If you insist, as did some of my less-adventurous friends, you can start a meal at Zio Cecio with a familiar buffalo mozzarella caprese. If Farris has managed to
source tomatoes in the dead of winter, you won’t be disappointed. However, I suggest that you instead sample one of four types of carpaccio offered. I asked Goofus to outline the differences, and he recited the menu descriptions. When my Italian friend asked him which one he recommended, he said, “I’ve never eaten them, so I can’t say.”
We picked the oh-so-thinly sliced scallop, which is seared for seconds with a torch (“Like crème brûlée!” Goofus said) before olive oil is drizzled atop the ethereal mollusk. Some at the table didn’t care for it, I think because the texture put them off. But their palates are uneducated. I thought it was divine.
Same for the grilled octopus, which is served in a shallow bowl filled with spicy tomato sauce. I love the gentle tug against my teeth that comes from a properly sautéed octopus. My tablemates prefer it fried like calamari. Goody for them: Farris offers fried calamari. But his version is gussied up as Fritto di Paranza, a platter of battered and fried rings and tentacles of squid combined with bites of snapper, shrimp, and sea bass (or other seasonal fish), served with a glistening red sauce that could have used a kick of heat. Otherwise, perfectomundo.
We passed the appetizers and the wine bottle around the table like one big, happy Italian family—until the bottle went dry. I looked around and noticed the restaurant was packed. The indoor space seats 75. A dark wood wine room anchors one wall, and an amber-, brown-, and ochre-tiled bar sits across the room. The place was loud, and the lighting was low, but the open dining room and kitchen do not offer many good hiding places, much less one for a waiter. Goofus was MIA. We hailed another server and switched to a bottle of Masi, Campofiorin, Ripasso, a dry, spicy wine produced in the Veneto area of Italy.
Twenty minutes later, Goofus reappeared with our entrées. What sounded like a lovely risotto composition of porcini mushrooms, walnuts, and apples was somehow bland. Lamb crusted with thyme could have been crusted with glass and we would never have known, because at least a cup of thick, brownish-red sauce drowned the chops. The tip-tops of the bones protruded from the deep sea of sauce like hands waving for rescue. At a glance, and in the pictures exchanged the next day, the dish appeared to be covered in an Asian hoisin sauce instead of the advertised Cannonau wine reduction.
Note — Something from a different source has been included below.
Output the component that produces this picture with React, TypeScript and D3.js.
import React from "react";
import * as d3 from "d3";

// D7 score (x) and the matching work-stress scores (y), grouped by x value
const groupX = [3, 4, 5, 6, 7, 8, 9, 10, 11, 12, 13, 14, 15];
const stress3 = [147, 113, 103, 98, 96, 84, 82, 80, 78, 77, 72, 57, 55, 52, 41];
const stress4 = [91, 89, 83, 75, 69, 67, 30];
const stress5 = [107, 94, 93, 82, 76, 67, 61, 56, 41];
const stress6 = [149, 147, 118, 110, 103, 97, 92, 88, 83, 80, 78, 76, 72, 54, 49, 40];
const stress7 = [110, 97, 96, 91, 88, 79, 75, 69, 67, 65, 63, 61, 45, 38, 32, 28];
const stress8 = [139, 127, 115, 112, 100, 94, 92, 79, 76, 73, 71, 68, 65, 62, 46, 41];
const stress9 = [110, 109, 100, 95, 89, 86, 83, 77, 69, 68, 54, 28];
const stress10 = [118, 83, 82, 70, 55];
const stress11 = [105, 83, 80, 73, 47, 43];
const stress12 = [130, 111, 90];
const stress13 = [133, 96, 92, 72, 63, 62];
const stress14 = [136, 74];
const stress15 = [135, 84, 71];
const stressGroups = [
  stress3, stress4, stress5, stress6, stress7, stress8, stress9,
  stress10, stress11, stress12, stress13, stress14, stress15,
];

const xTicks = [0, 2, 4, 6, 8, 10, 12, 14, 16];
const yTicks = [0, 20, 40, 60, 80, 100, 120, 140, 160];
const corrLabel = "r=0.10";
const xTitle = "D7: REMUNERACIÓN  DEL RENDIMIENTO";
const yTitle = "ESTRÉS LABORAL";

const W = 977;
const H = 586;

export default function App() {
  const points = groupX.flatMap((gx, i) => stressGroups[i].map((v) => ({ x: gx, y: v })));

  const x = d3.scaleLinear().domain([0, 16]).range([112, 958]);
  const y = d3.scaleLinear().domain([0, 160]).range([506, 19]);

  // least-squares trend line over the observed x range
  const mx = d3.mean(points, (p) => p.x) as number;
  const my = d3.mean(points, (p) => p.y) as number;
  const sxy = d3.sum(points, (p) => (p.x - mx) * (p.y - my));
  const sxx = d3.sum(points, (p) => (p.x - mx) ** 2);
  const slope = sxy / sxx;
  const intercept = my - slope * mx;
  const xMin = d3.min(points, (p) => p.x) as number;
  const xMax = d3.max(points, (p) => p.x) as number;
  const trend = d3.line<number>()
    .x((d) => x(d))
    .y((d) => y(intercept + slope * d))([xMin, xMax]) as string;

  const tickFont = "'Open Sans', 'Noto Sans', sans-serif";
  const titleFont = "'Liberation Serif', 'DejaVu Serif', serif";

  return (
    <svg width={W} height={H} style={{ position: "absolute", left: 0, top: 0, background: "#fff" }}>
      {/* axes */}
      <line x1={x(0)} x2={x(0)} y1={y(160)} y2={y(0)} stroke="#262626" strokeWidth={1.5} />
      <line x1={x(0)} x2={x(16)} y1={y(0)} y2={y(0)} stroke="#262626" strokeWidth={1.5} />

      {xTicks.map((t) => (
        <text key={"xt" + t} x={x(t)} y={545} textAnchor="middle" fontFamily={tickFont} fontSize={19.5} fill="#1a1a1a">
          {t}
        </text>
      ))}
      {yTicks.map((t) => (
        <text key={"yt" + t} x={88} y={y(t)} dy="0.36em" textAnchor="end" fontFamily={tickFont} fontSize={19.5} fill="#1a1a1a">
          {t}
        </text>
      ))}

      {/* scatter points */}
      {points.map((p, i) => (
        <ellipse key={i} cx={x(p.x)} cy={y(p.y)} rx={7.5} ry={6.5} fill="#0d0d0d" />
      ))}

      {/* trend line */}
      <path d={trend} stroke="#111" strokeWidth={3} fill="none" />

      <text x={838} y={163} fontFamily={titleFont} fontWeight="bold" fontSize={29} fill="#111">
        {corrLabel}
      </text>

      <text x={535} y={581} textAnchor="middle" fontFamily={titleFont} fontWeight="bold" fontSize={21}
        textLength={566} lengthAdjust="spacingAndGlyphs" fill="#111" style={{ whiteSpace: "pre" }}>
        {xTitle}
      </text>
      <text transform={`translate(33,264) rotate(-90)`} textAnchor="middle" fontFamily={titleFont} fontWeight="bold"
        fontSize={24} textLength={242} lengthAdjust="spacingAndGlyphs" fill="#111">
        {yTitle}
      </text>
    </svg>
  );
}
My squid ink spaghetti was overcooked and resembled a bowl of tangled black hair. I added a touch of olive oil to smooth out the knots and found contentment by adding a pinch of sea salt to the pasta and the plump, fresh clams. But especially at $20, overcooked pasta is hard to stomach. Thankfully, that was the only miss I experienced with the pastas. All, including the complicated “bow tie,” are made on-site. Ravioli is stuffed with seafood and house-made ricotta, and bathed with a soft pistachio cream sauce. Fettuccine is tossed in a beef and pork ragu and billed as a classic Bolognese. Wimpy diners can enjoy spaghetti tossed with tomato sauce, albeit one made with organic tomatoes and basil picked from Farris’ garden, which is planted in tubs beside the restaurant.
The biggest hit on all three visits was the Berkshire pork chop topped with thin slivers of garlic, cooked on a flat grill (hence no markings), and surrounded by an aromatic honey reduction. Farris is smart to serve this Dallas-friendly dish with a touch of Sardinia. And Farris’ groupies will be happy to find a version of Arcodoro & Pomodoro’s signature whole red snapper baked in a thick crust of sea salt.
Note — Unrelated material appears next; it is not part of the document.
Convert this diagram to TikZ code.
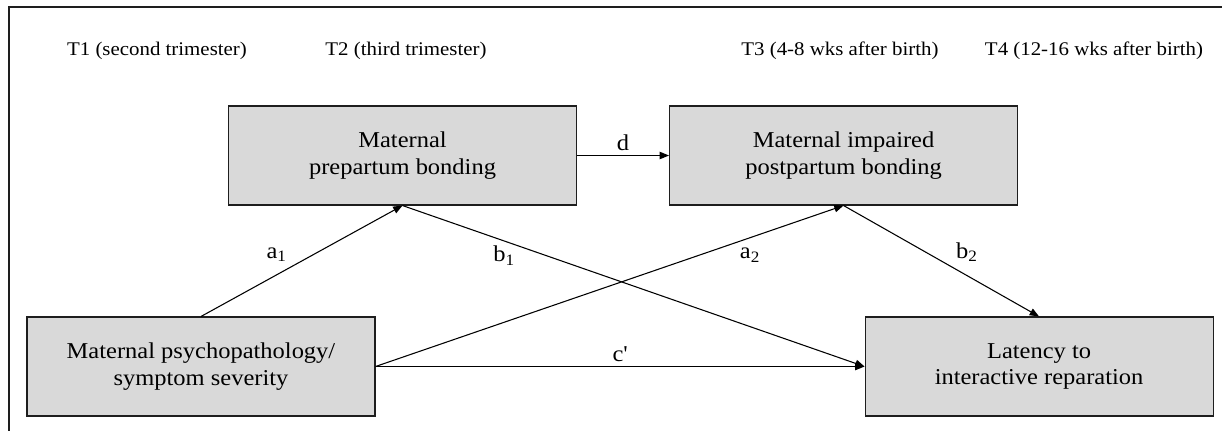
\documentclass[tikz,border=0pt]{standalone}
\usepackage{fontspec}
\setmainfont{Liberation Serif}[FakeStretch=1.08]
\usepackage{tikz}
\usetikzlibrary{arrows.meta,positioning}
\definecolor{boxgray}{RGB}{217,217,217}
\definecolor{linegray}{RGB}{30,30,30}

\begin{document}
\begin{tikzpicture}[x=0.75pt,y=-0.75pt,>={Triangle[length=7pt,width=5.5pt]},
  box/.style={draw=linegray,line width=0.8pt,fill=boxgray,minimum width=261pt,minimum height=74.25pt,
    align=center,inner sep=0pt,font=\fontsize{17}{20}\selectfont},
  link/.style={->,line width=0.8pt},
  lab/.style={font=\fontsize{17}{20}\selectfont},
  font=\fontsize{14.5}{17}\selectfont]
  \useasboundingbox (0,0) rectangle (1222,430);
  \draw[linegray,line width=0.8pt] (9,7) rectangle (1260,470);
  % time points
  \node (t1) at (157,51) {T1 (second trimester)};
  \node (t2) at (406,51) {T2 (third trimester)};
  \node (t3) at (840,51) {T3 (4-8 wks after birth)};
  \node (t4) at (1094,51) {T4 (12-16 wks after birth)};
  % variables
  \node[box] (pre) at (402.5,155.5) {Maternal\\prepartum bonding};
  \node[box,right=69pt of pre] (post) {Maternal impaired\\postpartum bonding};
  \node[box] (psy) at (201,366.5) {Maternal psychopathology/\\symptom severity};
  \node[box,right=366.75pt of psy] (lat) {Latency to\\interactive reparation};
  % paths
  \draw[link] (psy.north) -- node[lab,pos=0.45,above left] {a\textsubscript{1}} (pre.south);
  \draw[link] (pre.south) -- node[lab,pos=0.22,below] {b\textsubscript{1}} (lat.west);
  \draw[link] (psy.east) -- node[lab,pos=0.8,below=4pt] {a\textsubscript{2}} (post.south);
  \draw[link] (post.south) -- node[lab,pos=0.55,above right] {b\textsubscript{2}} (lat.north);
  \draw[link] (pre.east) -- node[lab,above] {d} (post.west);
  \draw[link] (psy.east) -- node[lab,above] {c\textquotesingle} (lat.west);
\end{tikzpicture}
\end{document}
Cocktail lovers will appreciate the bar’s perfect peach and Prosecco Bellini. Dessert lovers may be underwhelmed by the lack of sugar in the tiramisu, but I loved Farris’ version, smothered in freshly whipped mascarpone, delightfully bitter, with espresso and chocolate from Piedmont.
Lovers of great service will have to go elsewhere. On each of my three visits, I encountered problems that ranged from minor to unforgiveable, such as the night when, 45 minutes before closing time, kitchen staff began breaking down the restaurant. As they carried bags of trash through a side door near our table, they repeatedly bumped my chef friend, who was still finishing her entrée. And, of course, there was Goofus. As I handed him the signed bill, I said, “I want you to know I tipped you 20 percent because I know you need to pay your bills. But you really deserve nothing.” He was so clueless that he laughed like I’d just told him a dumb blonde joke.
I’m sure Farris won’t think this is funny. He doesn’t just have a landlord and a reputation to protect. He’d better get his floor staff together before they drive loyal customers away. If he doesn’t, he’s going to have to call Aunt Maria and give her the news. And, believe me, that is one call Farris does not want to make.